§ Source records:
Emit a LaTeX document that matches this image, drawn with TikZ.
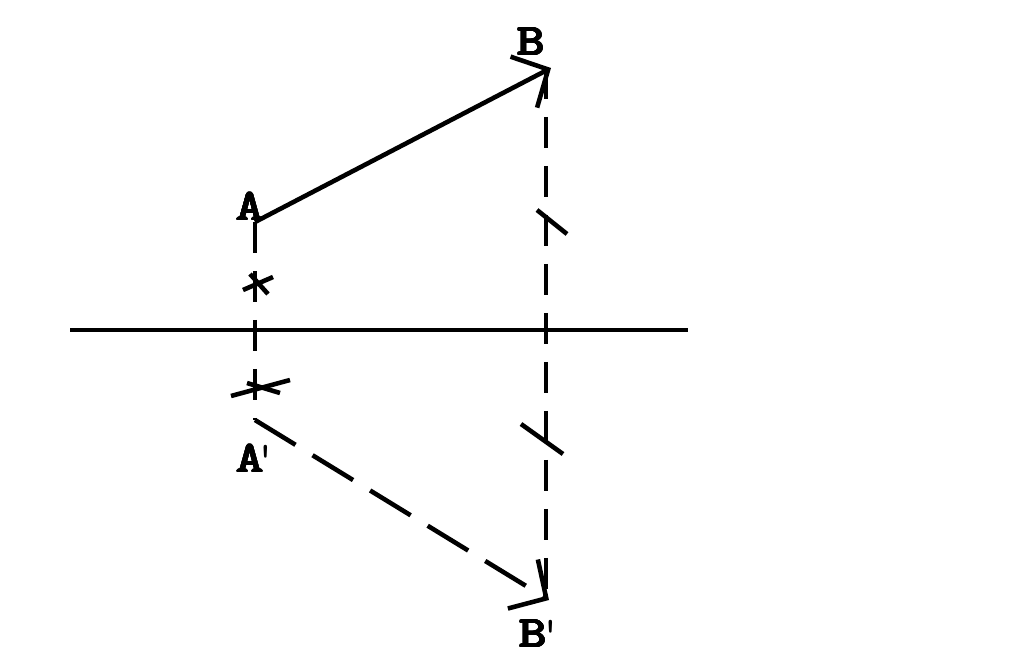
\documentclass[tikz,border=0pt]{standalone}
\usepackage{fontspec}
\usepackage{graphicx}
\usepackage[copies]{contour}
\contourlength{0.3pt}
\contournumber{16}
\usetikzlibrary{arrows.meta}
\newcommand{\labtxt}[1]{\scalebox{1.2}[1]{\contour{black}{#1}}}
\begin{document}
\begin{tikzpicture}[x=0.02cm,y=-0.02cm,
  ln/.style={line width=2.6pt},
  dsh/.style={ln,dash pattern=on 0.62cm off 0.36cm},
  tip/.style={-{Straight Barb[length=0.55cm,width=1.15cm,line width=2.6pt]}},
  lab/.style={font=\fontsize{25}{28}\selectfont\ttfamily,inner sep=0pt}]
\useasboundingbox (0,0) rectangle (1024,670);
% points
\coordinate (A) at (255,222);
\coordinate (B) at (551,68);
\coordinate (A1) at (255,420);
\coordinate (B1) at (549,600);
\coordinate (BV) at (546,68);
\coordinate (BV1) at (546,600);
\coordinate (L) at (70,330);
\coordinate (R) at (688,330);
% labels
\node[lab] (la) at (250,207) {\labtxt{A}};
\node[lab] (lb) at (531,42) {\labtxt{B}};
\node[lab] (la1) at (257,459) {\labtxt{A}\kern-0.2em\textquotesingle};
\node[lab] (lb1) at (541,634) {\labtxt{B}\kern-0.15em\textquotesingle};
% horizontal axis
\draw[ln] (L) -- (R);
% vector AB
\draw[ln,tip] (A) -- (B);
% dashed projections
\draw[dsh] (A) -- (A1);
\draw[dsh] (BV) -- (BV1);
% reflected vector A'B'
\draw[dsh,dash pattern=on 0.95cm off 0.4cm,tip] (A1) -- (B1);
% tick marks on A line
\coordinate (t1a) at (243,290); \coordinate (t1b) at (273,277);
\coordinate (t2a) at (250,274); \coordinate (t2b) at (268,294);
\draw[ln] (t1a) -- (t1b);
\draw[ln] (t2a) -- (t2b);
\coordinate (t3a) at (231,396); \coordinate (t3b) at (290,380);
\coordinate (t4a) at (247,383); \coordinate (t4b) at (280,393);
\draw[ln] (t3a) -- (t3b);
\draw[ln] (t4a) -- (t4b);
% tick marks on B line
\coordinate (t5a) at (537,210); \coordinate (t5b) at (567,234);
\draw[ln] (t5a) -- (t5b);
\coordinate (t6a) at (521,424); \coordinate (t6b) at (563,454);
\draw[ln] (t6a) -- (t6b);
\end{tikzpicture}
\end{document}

---

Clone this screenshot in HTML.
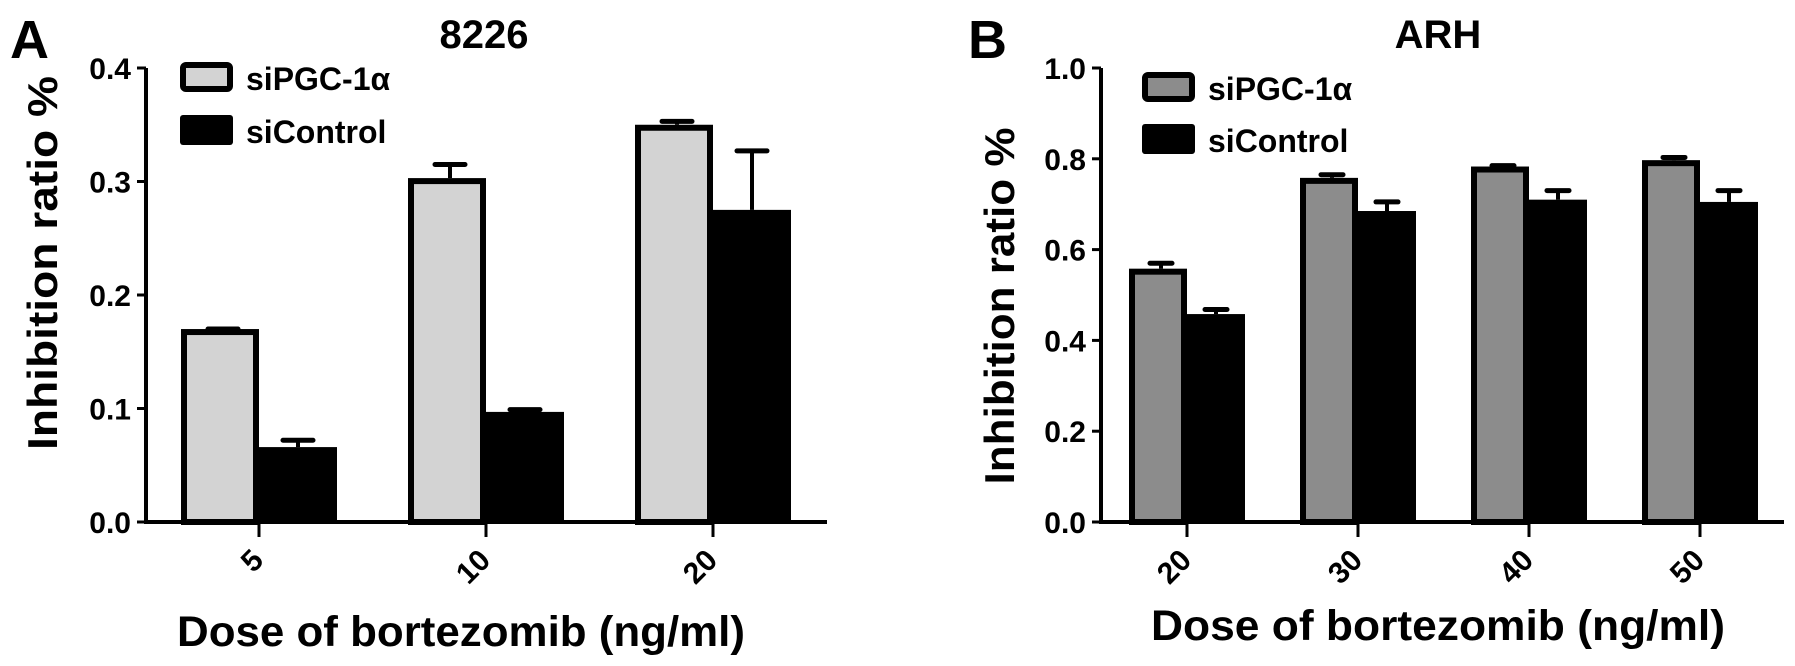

§ Instruction: Pick out and copy the lines of the entries that hold the string "this".

§ In response:
Emit a LaTeX document that matches this image, drawn with TikZ.
Clone this screenshot in HTML.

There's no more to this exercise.